Criticism of our planned protest ranged from friendly, rather innocuous exclamations like “K-Rock? Don’t waste your time!” or “Don’t do that to yourself-they’ll never change” to the hostile accusations from girls on our riot grrrl listserv and wimmin I had forwarded the rally info to, to the more insidious remarks like, “I am a lesbian and a feminist but I am NOT a manhater… I remember when Riot Grrrl and feminism wasn’t about manhating!” or “It’s not K-rock’s fault that they don’t play women. They’re just responding to demand.”

Well. As feminists, I hope that we can spot the obvious flaws of these arguments-like, as a friend of mine asked me, do you all remember man-loving lesbian feminism? And, if there ever was one, does any selfrespecting feminist see a need for a comeback? Oh, yeah: and everyone knows that large corporations who refuse to incorporate wimmin into their businesses are totally innocent of any sexist wrongdoing, right? My point is that the various accusations leveled against riot grrrl for being either too “militant” or “mainstream” in our decision to protest K-rock on April 1st smack of a sexist backlash determined to prevent girls and wimmin from organizing around sexism-in the name of “progress,” fairness, or even feminism.

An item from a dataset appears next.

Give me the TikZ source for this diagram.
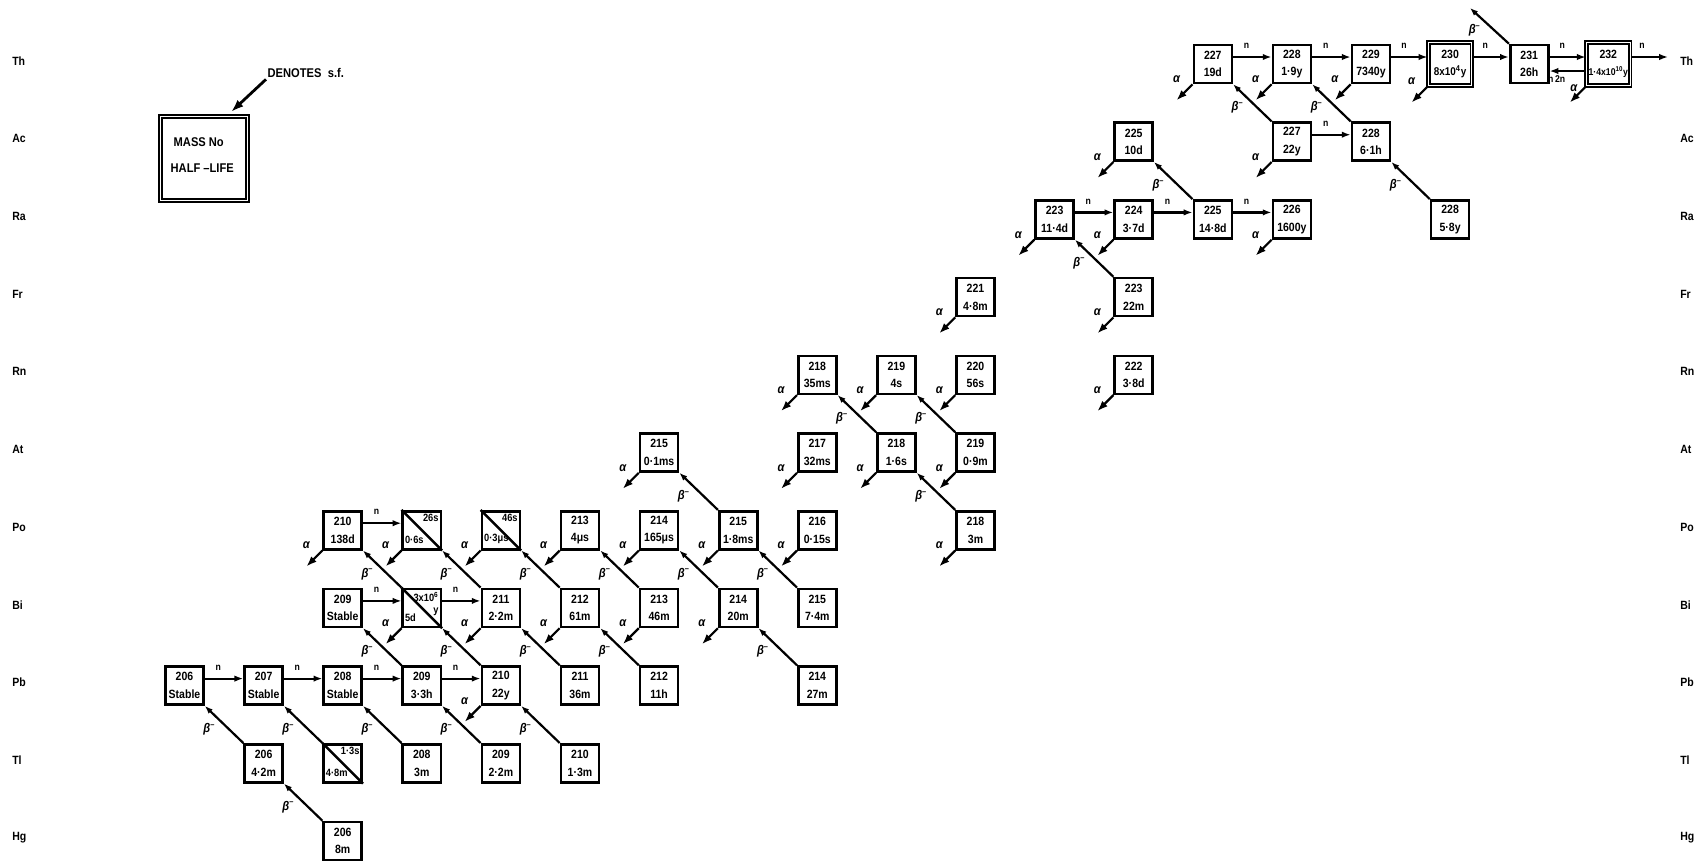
\documentclass[tikz,border=0pt]{standalone}
\usepackage{fontspec}
\newfontfamily\lf{Liberation Sans}[FakeStretch=0.88]
\usetikzlibrary{arrows.meta,calc}
\newcommand\GX[1]{184.5+79.1*#1}
\newcommand\GY[1]{64+77.7*#1}
\tikzset{
  box/.style={draw, line width=0.65mm, minimum size=0.95cm, inner sep=0pt, align=center,
    font=\lf\bfseries\fontsize{8.5}{12.5}\selectfont},
  dbox/.style={box, double, line width=0.45mm, double distance=0.25mm, minimum size=1.085cm},
  conn/.style={line width=0.55mm},
  narr/.style={conn, -{Latex[length=0.22cm,width=0.16cm]}},
  barr/.style={conn, -{Latex[length=0.2cm,width=0.15cm]}},
  aarr/.style={conn, -{Latex[length=0.26cm,width=0.19cm]}},
  lab/.style={font=\lf\bfseries\itshape\fontsize{9}{9}\selectfont, inner sep=0pt},
  nlab/.style={font=\lf\bfseries\fontsize{7}{7}\selectfont, inner sep=0pt},
  slab/.style={font=\lf\bfseries\fontsize{7.5}{8.5}\selectfont, inner sep=0pt, align=right},
  rlab/.style={font=\lf\bfseries\fontsize{8.5}{9}\selectfont, inner sep=0pt},
  ltxt/.style={font=\lf\bfseries\fontsize{9}{10}\selectfont, inner sep=1pt}
}
\newcommand\nuc[5]{\node[box] (#1) at ({\GX{#2}},{\GY{#3}}) {#4\\#5};}
\newcommand\spl[5]{\node[box] (#1) at ({\GX{#2}},{\GY{#3}}) {};
  \draw[line width=0.6mm] (#1.north west) -- (#1.south east);
  \node[slab, anchor=north east] (#1t) at ($(#1.center)+(17,-16)$) {#4};
  \node[slab, anchor=south west] (#1b) at ($(#1.center)+(-17,14)$) {#5};}
\newcommand\ad[1]{\draw[aarr] (#1.south west) -- ++(-16,16);
  \node[lab] at ($(#1.south west)+(-16,-5)$) {α};}
\newcommand\bd[2]{\draw[barr] (#1.north west) -- node[lab, xshift=-0.37cm, yshift=-0.12cm] {β\textsuperscript{–}} (#2.south east);}
\newcommand\nd[2]{\draw[narr] ($(#1.east)+(0,-7)$) -- node[nlab, pos=0.35, anchor=south, yshift=0.18cm] {n} ($(#2.west)+(0,-7)$);}
\begin{document}
\begin{tikzpicture}[x=0.025cm, y=-0.025cm]
\useasboundingbox (0,0) rectangle (1704,864);
% row labels
\foreach \e [count=\i from 0] in {Th,Ac,Ra,Fr,Rn,At,Po,Bi,Pb,Tl,Hg}{
  \node[rlab, anchor=west] (L\e) at (12,{\GY{\i}-3}) {\e};
  \node[rlab, anchor=west] (R\e) at (1680,{\GY{\i}-3}) {\e};
}
% legend
\node[dbox, minimum width=2.185cm, minimum height=2.11cm] (leg) at (204,158.5) {};
\node[ltxt, anchor=west] (legm) at (172,142) {MASS No};
\node[ltxt, anchor=west] (legh) at (169,168) {HALF –LIFE};
\node[ltxt, anchor=west] (den) at (266,73) {DENOTES\enspace s.f.};
\coordinate (legtip) at (231,112);
\draw[conn, line width=0.7mm, -{Latex[length=0.32cm,width=0.22cm]}] (den.south west) -- (legtip);
% Pb
\nuc{pb206}{0}{8}{206}{Stable}
\nuc{pb207}{1}{8}{207}{Stable}
\nuc{pb208}{2}{8}{208}{Stable}
\nuc{pb209}{3}{8}{209}{3·3h}
\nuc{pb210}{4}{8}{210}{22y}
\nuc{pb211}{5}{8}{211}{36m}
\nuc{pb212}{6}{8}{212}{11h}
\nuc{pb214}{8}{8}{214}{27m}
% Tl
\nuc{tl206}{1}{9}{206}{4·2m}
\spl{tl207}{2}{9}{1·3s}{4·8m}
\nuc{tl208}{3}{9}{208}{3m}
\nuc{tl209}{4}{9}{209}{2·2m}
\nuc{tl210}{5}{9}{210}{1·3m}
% Hg
\nuc{hg206}{2}{10}{206}{8m}
% Bi
\nuc{bi209}{2}{7}{209}{Stable}
\spl{bi210}{3}{7}{3x10\textsuperscript{6}\\y}{5d}
\nuc{bi211}{4}{7}{211}{2·2m}
\nuc{bi212}{5}{7}{212}{61m}
\nuc{bi213}{6}{7}{213}{46m}
\nuc{bi214}{7}{7}{214}{20m}
\nuc{bi215}{8}{7}{215}{7·4m}
% Po
\nuc{po210}{2}{6}{210}{138d}
\spl{po211}{3}{6}{26s}{0·6s}
\spl{po212}{4}{6}{46s}{0·3μs}
\nuc{po213}{5}{6}{213}{4μs}
\nuc{po214}{6}{6}{214}{165μs}
\nuc{po215}{7}{6}{215}{1·8ms}
\nuc{po216}{8}{6}{216}{0·15s}
\nuc{po218}{10}{6}{218}{3m}
% At
\nuc{at215}{6}{5}{215}{0·1ms}
\nuc{at217}{8}{5}{217}{32ms}
\nuc{at218}{9}{5}{218}{1·6s}
\nuc{at219}{10}{5}{219}{0·9m}
% Rn
\nuc{rn218}{8}{4}{218}{35ms}
\nuc{rn219}{9}{4}{219}{4s}
\nuc{rn220}{10}{4}{220}{56s}
\nuc{rn222}{12}{4}{222}{3·8d}
% Fr
\nuc{fr221}{10}{3}{221}{4·8m}
\nuc{fr223}{12}{3}{223}{22m}
% Ra
\nuc{ra223}{11}{2}{223}{11·4d}
\nuc{ra224}{12}{2}{224}{3·7d}
\nuc{ra225}{13}{2}{225}{14·8d}
\nuc{ra226}{14}{2}{226}{1600y}
\nuc{ra228}{16}{2}{228}{5·8y}
% Ac
\nuc{ac225}{12}{1}{225}{10d}
\nuc{ac227}{14}{1}{227}{22y}
\nuc{ac228}{15}{1}{228}{6·1h}
% Th
\nuc{th227}{13}{0}{227}{19d}
\nuc{th228}{14}{0}{228}{1·9y}
\nuc{th229}{15}{0}{229}{7340y}
\node[dbox] (th230) at ({\GX{16}},{\GY{0}}) {230\\{\fontsize{8}{10}\selectfont 8x10\textsuperscript{4}y}};
\nuc{th231}{17}{0}{231}{26h}
\node[dbox] (th232) at ({\GX{18}},{\GY{0}}) {232\\{\fontsize{7}{8}\selectfont 1·4x10\textsuperscript{10}y}};
% neutron capture
\nd{pb206}{pb207}
\nd{pb207}{pb208}
\nd{pb208}{pb209}
\nd{pb209}{pb210}
\nd{bi209}{bi210}
\nd{bi210}{bi211}
\nd{po210}{po211}
\nd{ra223}{ra224}
\nd{ra224}{ra225}
\nd{ra225}{ra226}
\nd{ac227}{ac228}
\nd{th227}{th228}
\nd{th228}{th229}
\nd{th229}{th230}
\nd{th230}{th231}
\nd{th231}{th232}
\draw[narr] ($(th232.west)+(0,7)$) -- node[nlab, pos=0.8, anchor=north, yshift=-0.1cm] {n\,2n} ($(th231.east)+(0,7)$);
\coordinate (thout) at (1668,57);
\draw[narr] ($(th232.east)+(0,-7)$) -- node[nlab, pos=0.3, anchor=south, yshift=0.18cm] {n} (thout);
% beta decays
\bd{tl206}{pb206}
\bd{hg206}{tl206}
\bd{tl207}{pb207}
\bd{tl208}{pb208}
\bd{tl209}{pb209}
\bd{tl210}{pb210}
\bd{pb209}{bi209}
\bd{pb210}{bi210}
\bd{pb211}{bi211}
\bd{pb212}{bi212}
\bd{pb214}{bi214}
\bd{bi210}{po210}
\bd{bi211}{po211}
\bd{bi212}{po212}
\bd{bi213}{po213}
\bd{bi214}{po214}
\bd{bi215}{po215}
\bd{po215}{at215}
\bd{po218}{at218}
\bd{at218}{rn218}
\bd{at219}{rn219}
\bd{fr223}{ra223}
\bd{ra225}{ac225}
\bd{ac227}{th227}
\bd{ac228}{th228}
\bd{ra228}{ac228}
\coordinate (thbeta) at (1470,8);
\draw[barr] (th231.north west) -- node[lab, xshift=-0.37cm, yshift=-0.12cm] {β\textsuperscript{–}} (thbeta);
% alpha decays
\foreach \n in {po210,po211,po212,po213,po214,po215,po216,po218,
  bi210,bi211,bi212,bi213,bi214,pb210,at215,at217,at218,at219,
  rn218,rn219,rn220,rn222,fr221,fr223,ra223,ra224,ra226,ac225,ac227,
  th227,th228,th229,th230}{\ad{\n}}
\draw[aarr] (th232.south west) -- ++(-16,16);
\node[lab] at ($(th232.south west)+(-12,2)$) {α};
\end{tikzpicture}
\end{document}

I observed this backlash at the planning stage, publicity stage, while the action was going on, and in the various feminist responses to the action. And the backlash to this specific action was so pervasive not only because backlash is such a widespread phenomenon in the feminist left (throughout various feminist activist movements, scenes, and the academy) but because the mainstream is a place in which a more general backlash to feminism thrives. All of this adds up to K-Rock as an ideal target for some riot grrrl action.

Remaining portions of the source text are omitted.